# [The request]
Find all lines in the listing that include the word "page", then copy them.

# [Supplied material]
..........

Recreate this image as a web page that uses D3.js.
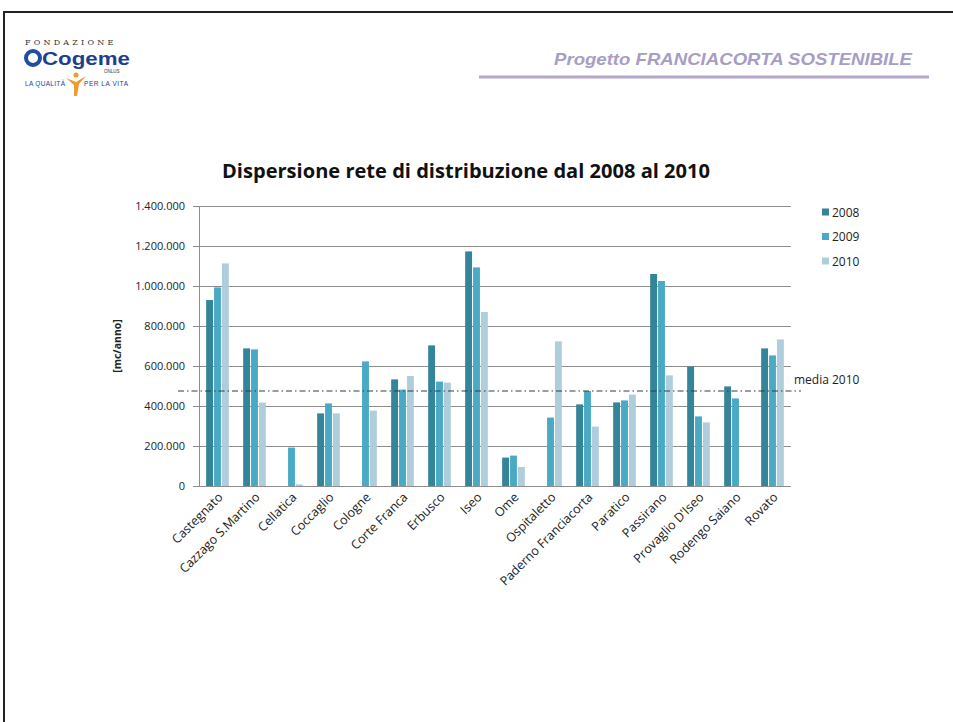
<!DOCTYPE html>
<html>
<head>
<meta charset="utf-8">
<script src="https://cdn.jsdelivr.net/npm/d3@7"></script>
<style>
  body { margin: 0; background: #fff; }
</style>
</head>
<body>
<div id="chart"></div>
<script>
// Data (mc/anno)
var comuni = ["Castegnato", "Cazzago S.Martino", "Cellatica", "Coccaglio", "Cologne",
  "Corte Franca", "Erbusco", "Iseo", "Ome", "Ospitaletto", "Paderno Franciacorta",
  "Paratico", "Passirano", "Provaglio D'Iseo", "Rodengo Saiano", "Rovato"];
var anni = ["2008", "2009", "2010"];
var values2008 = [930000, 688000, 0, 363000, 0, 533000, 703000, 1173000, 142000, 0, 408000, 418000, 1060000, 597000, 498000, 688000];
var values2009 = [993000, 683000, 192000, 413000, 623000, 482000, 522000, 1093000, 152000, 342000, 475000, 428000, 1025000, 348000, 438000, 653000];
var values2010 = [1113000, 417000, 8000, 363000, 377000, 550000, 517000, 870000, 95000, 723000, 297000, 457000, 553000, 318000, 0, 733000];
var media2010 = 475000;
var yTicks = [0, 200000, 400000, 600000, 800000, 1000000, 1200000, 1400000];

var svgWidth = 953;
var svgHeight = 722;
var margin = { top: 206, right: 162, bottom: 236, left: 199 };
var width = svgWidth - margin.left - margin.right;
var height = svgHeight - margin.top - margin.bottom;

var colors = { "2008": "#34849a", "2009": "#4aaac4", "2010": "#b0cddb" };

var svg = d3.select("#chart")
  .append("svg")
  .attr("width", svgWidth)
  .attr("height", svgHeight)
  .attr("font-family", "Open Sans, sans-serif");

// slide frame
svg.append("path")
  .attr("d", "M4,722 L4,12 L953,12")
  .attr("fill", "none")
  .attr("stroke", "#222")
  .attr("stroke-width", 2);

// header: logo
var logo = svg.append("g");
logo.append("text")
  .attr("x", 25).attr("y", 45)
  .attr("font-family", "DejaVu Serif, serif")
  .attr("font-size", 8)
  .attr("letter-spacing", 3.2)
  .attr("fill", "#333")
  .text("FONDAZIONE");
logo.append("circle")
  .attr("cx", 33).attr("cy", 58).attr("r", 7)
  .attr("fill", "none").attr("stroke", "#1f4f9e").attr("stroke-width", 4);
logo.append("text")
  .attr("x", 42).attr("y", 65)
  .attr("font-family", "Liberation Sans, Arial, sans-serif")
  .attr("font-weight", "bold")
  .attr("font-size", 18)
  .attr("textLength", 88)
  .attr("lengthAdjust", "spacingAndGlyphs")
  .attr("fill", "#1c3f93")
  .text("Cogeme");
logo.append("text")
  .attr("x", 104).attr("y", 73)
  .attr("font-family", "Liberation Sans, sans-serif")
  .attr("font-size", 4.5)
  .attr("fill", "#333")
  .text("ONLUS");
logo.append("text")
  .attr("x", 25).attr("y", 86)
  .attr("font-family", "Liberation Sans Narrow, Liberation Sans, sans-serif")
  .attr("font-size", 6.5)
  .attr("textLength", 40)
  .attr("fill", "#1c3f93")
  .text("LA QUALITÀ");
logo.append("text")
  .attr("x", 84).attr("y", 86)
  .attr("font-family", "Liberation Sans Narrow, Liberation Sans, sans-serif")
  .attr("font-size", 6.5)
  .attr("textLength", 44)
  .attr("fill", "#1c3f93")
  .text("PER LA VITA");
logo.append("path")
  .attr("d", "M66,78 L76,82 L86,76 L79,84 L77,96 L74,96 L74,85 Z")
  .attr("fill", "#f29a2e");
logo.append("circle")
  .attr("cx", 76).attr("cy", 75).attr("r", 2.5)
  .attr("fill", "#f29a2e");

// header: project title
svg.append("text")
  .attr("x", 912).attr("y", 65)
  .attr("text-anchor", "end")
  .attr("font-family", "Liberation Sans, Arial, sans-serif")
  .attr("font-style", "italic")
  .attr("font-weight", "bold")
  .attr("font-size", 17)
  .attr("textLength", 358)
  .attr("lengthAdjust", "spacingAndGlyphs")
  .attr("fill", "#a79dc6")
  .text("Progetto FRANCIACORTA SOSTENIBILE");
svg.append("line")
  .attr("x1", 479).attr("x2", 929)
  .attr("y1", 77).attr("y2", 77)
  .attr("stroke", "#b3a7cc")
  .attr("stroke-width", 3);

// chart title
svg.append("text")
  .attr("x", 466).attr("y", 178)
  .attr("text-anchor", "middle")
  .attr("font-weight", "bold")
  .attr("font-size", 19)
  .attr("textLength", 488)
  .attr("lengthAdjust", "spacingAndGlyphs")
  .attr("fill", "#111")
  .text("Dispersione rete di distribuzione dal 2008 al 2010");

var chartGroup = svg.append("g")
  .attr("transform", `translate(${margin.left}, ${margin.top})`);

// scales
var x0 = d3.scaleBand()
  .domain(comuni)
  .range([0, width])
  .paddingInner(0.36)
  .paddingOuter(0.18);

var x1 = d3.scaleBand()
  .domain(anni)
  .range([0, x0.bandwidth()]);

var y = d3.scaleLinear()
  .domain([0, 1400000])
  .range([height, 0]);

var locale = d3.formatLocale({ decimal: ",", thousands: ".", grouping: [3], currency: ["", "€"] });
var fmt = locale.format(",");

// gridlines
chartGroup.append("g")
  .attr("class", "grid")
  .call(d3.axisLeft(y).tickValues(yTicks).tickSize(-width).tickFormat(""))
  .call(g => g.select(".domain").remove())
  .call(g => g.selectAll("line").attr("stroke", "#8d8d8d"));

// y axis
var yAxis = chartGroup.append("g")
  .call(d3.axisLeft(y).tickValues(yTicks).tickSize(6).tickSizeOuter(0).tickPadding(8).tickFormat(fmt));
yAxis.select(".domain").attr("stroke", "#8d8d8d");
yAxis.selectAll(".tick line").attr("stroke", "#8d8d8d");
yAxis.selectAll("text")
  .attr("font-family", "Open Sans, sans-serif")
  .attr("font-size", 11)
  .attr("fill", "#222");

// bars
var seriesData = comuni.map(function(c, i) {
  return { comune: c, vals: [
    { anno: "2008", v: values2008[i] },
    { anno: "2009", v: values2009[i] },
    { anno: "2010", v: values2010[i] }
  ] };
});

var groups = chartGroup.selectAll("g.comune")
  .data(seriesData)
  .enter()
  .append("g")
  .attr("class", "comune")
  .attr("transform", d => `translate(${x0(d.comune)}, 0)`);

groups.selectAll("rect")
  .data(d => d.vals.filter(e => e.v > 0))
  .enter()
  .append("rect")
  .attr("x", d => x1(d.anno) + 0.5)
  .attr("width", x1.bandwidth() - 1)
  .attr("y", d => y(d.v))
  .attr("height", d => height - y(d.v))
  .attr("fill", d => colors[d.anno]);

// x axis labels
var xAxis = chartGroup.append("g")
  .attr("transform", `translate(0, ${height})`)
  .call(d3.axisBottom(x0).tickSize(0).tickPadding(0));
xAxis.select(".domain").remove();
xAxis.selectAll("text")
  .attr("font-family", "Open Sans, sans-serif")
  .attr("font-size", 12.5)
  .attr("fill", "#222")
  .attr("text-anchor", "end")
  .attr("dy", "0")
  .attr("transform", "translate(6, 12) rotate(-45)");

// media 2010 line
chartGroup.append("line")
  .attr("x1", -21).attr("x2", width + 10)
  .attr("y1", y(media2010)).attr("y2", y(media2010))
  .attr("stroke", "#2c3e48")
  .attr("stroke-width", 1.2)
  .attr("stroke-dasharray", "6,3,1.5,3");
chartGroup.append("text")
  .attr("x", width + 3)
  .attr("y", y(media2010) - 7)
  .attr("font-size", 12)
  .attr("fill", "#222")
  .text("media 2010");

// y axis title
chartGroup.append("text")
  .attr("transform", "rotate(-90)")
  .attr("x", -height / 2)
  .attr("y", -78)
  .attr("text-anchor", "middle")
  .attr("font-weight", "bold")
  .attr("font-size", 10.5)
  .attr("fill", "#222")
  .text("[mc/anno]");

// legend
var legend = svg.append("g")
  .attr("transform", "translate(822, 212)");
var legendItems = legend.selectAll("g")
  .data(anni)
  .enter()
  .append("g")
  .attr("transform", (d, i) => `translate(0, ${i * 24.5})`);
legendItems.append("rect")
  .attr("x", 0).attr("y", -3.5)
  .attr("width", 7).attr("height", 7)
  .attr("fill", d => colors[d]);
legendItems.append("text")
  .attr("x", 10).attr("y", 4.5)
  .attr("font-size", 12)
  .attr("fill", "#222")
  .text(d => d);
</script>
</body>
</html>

..........

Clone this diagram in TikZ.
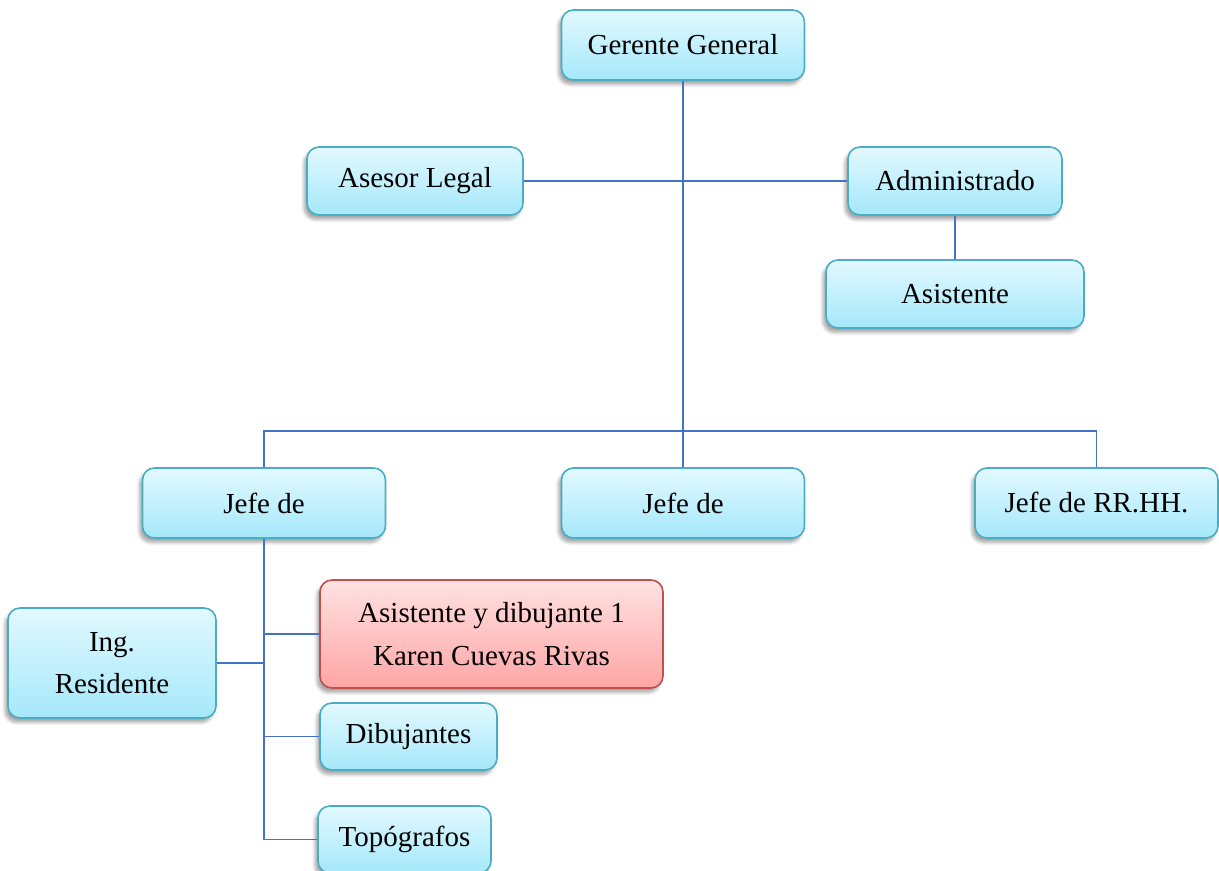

..........

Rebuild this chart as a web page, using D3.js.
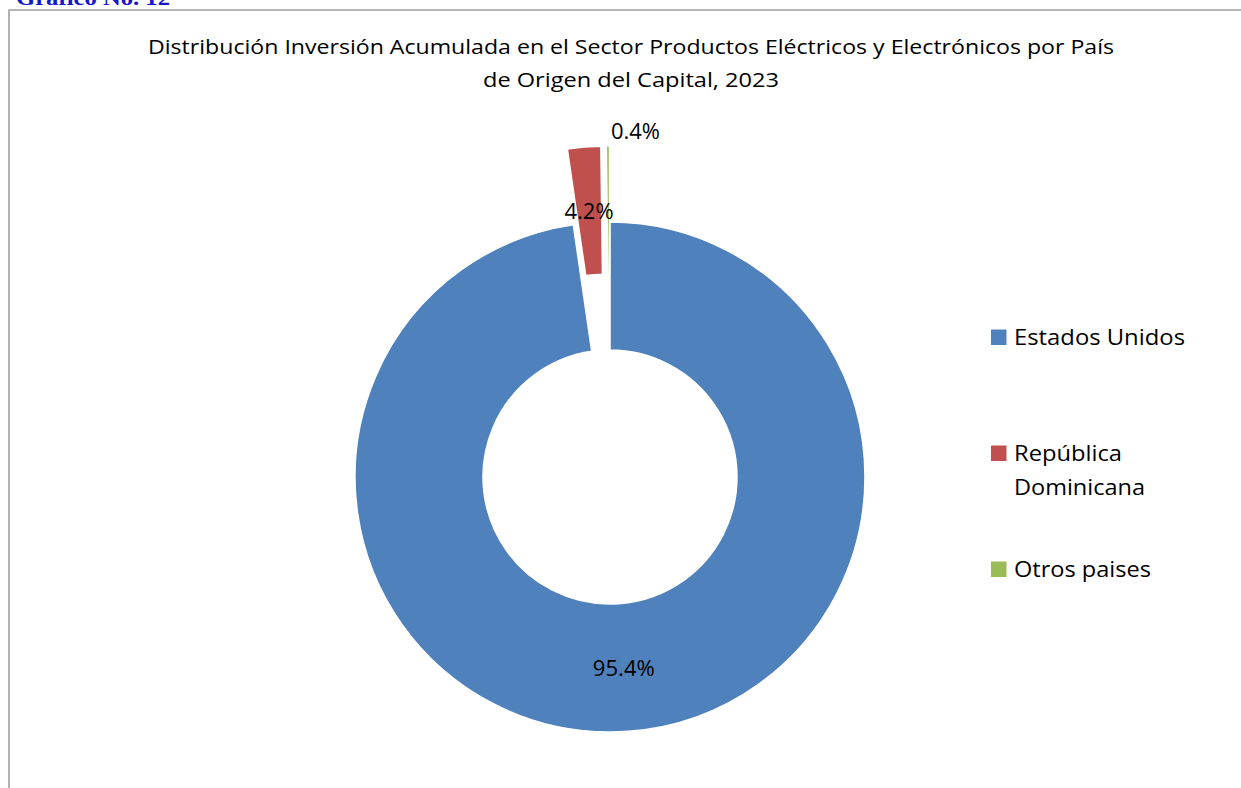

..........

# [Answer to this problem]
Recreate this image as a web page that uses D3.js.
Rebuild this chart as a web page, using D3.js.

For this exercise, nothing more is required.